[START SUPPLIED DATA]

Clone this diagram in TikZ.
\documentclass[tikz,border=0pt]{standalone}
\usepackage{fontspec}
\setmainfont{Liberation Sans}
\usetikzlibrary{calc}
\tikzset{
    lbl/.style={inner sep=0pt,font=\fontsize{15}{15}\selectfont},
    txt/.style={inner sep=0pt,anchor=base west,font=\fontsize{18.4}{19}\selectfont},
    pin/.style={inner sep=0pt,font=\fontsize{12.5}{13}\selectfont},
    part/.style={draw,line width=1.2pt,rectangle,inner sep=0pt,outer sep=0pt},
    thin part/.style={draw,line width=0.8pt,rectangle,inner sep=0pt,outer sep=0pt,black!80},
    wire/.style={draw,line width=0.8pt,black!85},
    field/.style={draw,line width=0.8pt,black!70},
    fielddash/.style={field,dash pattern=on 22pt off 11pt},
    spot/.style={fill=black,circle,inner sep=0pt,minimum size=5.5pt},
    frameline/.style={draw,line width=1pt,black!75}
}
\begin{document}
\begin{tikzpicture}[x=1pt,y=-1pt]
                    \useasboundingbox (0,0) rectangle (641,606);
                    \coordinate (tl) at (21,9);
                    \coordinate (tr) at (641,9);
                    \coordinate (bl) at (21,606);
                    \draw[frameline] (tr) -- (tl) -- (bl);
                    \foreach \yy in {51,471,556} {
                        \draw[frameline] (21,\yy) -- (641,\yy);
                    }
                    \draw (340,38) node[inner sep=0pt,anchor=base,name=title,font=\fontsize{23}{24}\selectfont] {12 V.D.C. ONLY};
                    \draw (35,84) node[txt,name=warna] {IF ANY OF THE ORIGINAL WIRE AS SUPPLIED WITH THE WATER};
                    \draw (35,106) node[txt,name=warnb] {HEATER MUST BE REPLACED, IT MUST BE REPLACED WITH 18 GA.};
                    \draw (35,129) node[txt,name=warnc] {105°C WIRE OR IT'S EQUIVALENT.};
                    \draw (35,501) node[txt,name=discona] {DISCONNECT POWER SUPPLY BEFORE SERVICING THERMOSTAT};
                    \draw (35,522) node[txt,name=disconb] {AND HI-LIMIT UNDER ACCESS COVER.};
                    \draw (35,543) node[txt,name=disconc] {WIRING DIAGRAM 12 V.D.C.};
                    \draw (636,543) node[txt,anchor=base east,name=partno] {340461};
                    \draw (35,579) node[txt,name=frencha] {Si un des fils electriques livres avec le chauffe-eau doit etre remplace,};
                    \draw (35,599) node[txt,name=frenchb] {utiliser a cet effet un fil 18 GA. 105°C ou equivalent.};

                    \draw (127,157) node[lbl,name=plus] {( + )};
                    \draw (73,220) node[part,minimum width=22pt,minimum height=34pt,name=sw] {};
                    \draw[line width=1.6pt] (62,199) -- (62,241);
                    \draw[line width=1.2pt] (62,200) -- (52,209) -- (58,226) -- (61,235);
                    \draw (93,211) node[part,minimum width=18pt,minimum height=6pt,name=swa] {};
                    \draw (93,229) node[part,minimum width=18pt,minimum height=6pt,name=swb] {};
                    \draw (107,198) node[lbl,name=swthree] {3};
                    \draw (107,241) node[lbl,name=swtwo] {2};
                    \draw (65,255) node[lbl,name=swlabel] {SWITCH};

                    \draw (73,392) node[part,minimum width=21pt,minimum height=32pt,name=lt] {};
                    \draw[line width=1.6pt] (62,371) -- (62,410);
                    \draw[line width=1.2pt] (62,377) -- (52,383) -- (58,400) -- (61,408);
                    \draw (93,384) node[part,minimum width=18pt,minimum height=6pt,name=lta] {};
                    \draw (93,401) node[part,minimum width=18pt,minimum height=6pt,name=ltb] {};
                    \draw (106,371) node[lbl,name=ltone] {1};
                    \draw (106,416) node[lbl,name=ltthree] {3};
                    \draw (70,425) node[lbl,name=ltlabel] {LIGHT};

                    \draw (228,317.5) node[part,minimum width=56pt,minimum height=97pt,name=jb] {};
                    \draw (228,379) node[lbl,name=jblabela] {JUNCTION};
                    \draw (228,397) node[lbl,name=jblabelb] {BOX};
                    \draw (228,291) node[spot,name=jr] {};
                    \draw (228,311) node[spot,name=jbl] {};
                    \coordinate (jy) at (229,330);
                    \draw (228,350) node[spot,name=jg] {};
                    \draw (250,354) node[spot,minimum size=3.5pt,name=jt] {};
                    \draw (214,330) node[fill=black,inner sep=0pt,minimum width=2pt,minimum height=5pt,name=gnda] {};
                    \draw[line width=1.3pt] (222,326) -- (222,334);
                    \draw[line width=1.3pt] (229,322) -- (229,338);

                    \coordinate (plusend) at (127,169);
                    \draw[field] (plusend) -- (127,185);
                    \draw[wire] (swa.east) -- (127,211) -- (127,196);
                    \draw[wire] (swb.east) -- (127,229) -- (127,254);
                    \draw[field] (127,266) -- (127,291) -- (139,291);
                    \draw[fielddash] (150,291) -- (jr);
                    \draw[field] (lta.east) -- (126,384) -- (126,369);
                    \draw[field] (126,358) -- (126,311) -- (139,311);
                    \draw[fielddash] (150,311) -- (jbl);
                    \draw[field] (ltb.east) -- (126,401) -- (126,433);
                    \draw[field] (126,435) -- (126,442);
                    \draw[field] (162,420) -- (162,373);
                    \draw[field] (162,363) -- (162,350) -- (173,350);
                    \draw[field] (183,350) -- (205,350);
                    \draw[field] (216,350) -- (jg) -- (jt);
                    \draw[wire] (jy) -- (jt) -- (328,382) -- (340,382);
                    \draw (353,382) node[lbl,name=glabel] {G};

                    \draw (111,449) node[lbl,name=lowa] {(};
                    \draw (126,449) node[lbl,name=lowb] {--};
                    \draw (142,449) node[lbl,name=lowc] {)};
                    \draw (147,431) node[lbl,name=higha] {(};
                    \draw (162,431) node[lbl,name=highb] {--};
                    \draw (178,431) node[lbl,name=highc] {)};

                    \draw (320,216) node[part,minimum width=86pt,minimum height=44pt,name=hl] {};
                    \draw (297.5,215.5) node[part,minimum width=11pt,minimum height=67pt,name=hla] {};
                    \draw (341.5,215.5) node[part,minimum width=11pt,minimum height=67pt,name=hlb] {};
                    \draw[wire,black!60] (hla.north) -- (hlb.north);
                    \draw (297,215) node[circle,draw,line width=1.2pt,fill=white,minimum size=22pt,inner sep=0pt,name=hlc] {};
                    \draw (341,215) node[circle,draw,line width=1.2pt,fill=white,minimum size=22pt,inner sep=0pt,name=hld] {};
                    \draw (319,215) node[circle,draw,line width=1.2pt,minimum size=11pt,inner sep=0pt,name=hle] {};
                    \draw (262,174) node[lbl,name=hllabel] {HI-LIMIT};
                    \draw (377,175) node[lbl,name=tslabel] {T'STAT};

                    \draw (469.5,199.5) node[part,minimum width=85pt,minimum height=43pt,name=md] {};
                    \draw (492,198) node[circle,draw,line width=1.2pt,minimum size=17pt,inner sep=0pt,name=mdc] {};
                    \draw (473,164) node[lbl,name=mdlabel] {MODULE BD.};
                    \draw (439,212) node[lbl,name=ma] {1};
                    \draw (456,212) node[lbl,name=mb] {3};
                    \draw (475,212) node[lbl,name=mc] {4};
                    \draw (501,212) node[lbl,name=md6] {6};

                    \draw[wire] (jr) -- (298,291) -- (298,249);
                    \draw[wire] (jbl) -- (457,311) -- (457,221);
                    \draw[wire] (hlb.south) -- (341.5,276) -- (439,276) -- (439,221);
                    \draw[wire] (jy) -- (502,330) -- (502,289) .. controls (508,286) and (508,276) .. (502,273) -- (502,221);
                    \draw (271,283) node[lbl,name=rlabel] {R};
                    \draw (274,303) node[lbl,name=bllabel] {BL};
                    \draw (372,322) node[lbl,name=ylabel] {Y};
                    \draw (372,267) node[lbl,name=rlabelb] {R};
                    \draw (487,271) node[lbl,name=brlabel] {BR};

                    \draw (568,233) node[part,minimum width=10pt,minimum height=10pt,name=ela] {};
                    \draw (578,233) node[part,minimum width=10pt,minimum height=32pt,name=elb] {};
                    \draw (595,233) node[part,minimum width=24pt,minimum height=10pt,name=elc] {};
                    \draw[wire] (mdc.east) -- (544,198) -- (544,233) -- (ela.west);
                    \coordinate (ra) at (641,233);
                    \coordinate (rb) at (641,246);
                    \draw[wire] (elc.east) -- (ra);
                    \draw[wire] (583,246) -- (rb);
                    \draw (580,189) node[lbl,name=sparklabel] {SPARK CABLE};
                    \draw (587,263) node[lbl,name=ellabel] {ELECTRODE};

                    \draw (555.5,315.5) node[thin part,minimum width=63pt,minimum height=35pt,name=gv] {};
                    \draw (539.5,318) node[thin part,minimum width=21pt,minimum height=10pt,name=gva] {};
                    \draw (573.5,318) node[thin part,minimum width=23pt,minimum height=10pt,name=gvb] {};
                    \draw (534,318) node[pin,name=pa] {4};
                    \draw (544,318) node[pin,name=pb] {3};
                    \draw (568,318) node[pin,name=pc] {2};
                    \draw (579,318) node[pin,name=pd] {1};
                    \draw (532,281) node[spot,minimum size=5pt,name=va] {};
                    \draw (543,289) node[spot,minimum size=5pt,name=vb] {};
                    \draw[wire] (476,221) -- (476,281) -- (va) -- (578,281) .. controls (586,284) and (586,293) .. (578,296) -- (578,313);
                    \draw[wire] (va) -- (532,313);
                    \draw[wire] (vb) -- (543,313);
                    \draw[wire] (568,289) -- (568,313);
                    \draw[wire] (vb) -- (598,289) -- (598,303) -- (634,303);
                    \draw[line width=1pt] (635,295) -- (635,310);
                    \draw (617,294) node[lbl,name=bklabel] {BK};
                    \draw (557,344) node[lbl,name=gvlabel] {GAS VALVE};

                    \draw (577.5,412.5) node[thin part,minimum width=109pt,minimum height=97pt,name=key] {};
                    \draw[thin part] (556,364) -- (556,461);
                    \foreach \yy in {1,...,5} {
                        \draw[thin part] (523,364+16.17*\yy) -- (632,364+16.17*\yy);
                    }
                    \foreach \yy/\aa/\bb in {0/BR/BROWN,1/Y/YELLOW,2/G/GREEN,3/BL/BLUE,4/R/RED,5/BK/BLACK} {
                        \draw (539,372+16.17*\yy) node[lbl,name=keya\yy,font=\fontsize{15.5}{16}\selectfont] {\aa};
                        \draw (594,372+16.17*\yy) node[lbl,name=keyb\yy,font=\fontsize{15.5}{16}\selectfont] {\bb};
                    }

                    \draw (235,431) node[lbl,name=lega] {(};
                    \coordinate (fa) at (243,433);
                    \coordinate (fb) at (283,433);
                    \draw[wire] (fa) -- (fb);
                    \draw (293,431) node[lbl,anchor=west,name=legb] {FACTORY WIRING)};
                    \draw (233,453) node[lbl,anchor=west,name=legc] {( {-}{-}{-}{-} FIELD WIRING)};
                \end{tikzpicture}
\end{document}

[END SUPPLIED DATA]
[START SUPPLIED DATA]

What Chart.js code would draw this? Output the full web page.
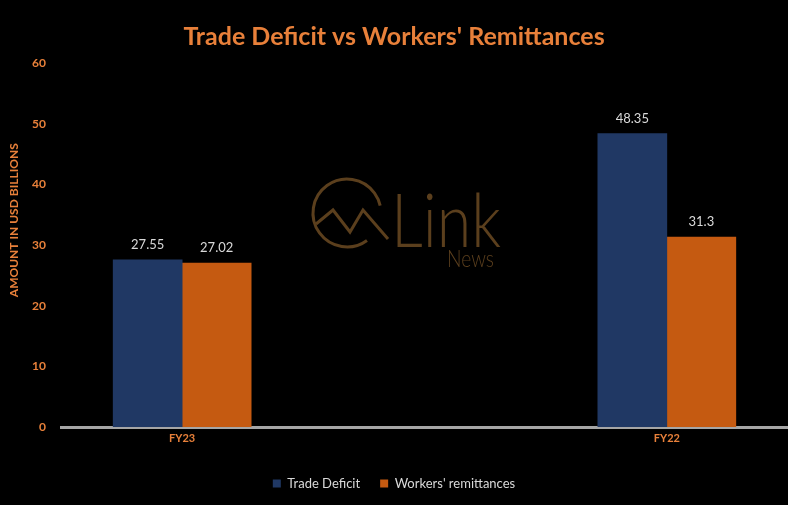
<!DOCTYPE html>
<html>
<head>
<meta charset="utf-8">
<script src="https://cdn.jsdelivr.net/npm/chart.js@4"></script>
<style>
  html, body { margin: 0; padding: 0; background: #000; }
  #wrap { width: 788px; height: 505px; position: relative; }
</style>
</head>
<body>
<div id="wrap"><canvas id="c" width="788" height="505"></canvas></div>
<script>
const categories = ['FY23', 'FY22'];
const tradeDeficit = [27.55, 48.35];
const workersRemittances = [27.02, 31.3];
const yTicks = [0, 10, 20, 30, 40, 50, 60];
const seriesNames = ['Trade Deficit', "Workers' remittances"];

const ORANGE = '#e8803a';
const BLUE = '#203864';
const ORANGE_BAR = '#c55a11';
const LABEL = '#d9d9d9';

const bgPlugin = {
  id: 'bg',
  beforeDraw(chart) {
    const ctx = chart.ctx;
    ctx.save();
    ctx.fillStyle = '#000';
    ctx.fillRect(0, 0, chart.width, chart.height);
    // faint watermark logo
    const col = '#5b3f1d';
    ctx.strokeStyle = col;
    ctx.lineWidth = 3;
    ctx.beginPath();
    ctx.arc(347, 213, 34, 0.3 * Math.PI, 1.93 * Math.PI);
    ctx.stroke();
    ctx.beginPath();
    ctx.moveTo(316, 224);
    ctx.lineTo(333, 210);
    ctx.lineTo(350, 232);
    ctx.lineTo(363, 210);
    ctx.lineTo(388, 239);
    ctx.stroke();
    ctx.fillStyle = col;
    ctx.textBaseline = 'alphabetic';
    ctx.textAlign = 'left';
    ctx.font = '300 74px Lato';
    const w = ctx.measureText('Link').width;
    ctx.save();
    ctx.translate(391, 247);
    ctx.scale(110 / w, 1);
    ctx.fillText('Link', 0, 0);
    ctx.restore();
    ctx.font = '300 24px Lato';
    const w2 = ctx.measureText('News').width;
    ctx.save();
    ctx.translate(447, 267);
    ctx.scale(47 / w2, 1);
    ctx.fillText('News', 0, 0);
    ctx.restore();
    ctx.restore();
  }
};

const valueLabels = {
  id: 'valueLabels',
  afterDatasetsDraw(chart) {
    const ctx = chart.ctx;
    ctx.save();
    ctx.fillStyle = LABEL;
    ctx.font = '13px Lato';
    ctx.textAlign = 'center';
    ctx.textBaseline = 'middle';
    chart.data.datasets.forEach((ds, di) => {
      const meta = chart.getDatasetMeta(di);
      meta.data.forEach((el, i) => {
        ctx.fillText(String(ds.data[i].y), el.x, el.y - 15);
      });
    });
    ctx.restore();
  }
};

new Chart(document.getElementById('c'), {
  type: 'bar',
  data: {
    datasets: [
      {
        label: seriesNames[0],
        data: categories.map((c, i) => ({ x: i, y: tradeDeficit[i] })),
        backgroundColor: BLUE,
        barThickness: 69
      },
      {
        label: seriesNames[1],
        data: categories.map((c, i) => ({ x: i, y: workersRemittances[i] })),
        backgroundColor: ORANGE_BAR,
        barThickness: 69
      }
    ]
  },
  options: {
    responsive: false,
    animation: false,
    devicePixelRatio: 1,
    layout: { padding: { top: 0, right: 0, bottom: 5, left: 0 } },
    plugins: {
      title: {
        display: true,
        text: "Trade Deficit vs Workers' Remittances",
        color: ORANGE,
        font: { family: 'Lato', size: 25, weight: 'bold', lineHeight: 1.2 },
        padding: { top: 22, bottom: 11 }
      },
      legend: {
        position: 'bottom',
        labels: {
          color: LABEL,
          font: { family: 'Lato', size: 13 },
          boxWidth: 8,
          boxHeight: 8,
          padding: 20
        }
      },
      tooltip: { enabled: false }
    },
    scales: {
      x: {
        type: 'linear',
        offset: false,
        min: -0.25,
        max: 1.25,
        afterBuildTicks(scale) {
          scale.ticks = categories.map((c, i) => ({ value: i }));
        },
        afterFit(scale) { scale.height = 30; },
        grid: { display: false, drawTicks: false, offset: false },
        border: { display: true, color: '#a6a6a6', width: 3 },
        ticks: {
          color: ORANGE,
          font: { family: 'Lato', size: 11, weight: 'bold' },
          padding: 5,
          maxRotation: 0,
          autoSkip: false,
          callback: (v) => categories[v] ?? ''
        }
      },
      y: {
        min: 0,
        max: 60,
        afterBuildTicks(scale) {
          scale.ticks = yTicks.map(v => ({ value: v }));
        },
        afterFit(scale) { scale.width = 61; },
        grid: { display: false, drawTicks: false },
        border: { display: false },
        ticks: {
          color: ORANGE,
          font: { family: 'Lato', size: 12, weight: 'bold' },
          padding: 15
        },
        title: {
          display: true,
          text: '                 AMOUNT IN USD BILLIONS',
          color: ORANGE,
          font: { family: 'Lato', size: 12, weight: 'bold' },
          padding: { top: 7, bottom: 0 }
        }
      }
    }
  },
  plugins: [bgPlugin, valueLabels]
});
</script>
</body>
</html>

[END SUPPLIED DATA]
[START SUPPLIED DATA]

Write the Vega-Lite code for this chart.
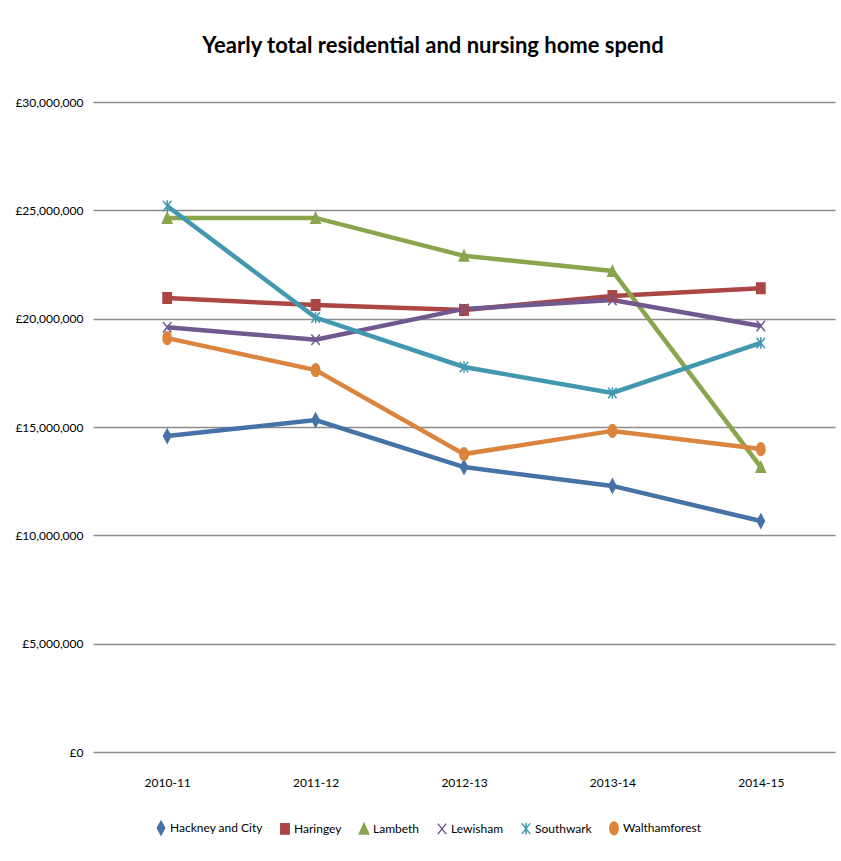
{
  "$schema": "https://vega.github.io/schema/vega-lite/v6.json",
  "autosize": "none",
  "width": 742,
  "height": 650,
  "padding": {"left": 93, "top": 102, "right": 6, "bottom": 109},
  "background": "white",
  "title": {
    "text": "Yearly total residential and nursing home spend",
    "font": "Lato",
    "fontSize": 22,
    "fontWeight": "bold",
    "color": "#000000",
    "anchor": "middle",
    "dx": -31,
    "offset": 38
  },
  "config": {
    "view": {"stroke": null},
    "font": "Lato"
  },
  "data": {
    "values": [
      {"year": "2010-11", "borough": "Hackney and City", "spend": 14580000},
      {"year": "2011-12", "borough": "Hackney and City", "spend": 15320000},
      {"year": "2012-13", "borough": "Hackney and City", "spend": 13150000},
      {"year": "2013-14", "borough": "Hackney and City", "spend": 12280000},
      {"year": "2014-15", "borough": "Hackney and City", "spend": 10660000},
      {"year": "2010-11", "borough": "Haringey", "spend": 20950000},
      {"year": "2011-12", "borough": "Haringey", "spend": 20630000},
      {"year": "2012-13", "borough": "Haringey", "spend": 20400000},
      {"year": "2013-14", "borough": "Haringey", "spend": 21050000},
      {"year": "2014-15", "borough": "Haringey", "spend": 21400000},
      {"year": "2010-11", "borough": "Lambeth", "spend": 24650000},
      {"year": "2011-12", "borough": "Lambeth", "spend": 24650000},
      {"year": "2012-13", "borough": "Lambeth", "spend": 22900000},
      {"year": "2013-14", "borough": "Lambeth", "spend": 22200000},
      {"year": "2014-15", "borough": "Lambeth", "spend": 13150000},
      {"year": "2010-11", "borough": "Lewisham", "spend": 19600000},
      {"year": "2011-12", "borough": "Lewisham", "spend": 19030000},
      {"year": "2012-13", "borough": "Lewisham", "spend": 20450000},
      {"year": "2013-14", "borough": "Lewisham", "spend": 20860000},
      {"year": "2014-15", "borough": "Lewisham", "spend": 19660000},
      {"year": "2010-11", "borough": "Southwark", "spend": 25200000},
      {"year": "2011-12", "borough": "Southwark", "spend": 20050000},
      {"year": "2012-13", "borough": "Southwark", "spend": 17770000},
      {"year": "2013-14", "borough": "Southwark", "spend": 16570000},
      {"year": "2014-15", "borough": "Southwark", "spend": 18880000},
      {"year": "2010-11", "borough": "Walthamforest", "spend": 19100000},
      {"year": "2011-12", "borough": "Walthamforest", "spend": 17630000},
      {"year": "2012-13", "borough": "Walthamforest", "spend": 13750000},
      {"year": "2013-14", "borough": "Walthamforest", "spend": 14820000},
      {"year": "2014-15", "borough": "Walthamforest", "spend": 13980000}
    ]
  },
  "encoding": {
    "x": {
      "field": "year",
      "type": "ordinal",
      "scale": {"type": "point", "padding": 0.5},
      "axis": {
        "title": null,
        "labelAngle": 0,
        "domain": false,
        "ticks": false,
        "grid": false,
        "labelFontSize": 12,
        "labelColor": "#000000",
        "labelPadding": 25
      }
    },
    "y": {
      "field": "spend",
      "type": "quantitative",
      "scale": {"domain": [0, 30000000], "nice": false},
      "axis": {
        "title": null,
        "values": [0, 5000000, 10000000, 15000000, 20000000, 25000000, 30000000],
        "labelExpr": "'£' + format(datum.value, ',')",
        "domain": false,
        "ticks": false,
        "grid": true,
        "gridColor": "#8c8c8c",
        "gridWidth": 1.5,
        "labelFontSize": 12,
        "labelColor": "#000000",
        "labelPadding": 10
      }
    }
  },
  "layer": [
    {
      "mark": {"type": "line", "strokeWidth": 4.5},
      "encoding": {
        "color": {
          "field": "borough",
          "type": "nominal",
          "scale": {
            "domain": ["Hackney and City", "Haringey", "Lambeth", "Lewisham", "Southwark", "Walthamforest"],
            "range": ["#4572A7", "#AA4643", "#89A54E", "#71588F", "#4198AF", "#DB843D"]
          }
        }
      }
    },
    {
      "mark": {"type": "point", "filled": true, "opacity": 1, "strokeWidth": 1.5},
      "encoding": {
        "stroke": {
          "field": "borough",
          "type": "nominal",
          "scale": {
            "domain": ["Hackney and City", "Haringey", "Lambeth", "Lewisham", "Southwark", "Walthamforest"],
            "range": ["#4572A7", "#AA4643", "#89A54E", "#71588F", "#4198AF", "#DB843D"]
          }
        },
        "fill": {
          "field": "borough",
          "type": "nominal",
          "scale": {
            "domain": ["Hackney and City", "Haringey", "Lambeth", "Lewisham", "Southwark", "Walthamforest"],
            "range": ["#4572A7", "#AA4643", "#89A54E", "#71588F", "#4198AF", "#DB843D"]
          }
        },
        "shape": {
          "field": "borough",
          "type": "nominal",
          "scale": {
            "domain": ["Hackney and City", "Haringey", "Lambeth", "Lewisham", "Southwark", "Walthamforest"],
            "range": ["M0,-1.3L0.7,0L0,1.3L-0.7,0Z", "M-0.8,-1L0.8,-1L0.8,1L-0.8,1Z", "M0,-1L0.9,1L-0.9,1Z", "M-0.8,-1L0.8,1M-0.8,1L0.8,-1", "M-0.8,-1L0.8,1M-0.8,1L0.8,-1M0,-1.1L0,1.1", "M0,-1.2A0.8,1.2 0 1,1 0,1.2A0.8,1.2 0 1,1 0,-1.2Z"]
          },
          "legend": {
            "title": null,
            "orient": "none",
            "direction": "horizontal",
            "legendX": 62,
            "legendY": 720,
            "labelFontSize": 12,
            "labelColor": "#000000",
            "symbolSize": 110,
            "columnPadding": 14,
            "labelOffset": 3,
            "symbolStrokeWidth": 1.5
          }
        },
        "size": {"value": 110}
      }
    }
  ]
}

[END SUPPLIED DATA]

(SET EXERCISE): Extract all lines from the material above that include the word "code".

(FULL OUTPUT):
What Chart.js code would draw this? Output the full web page.
Write the Vega-Lite code for this chart.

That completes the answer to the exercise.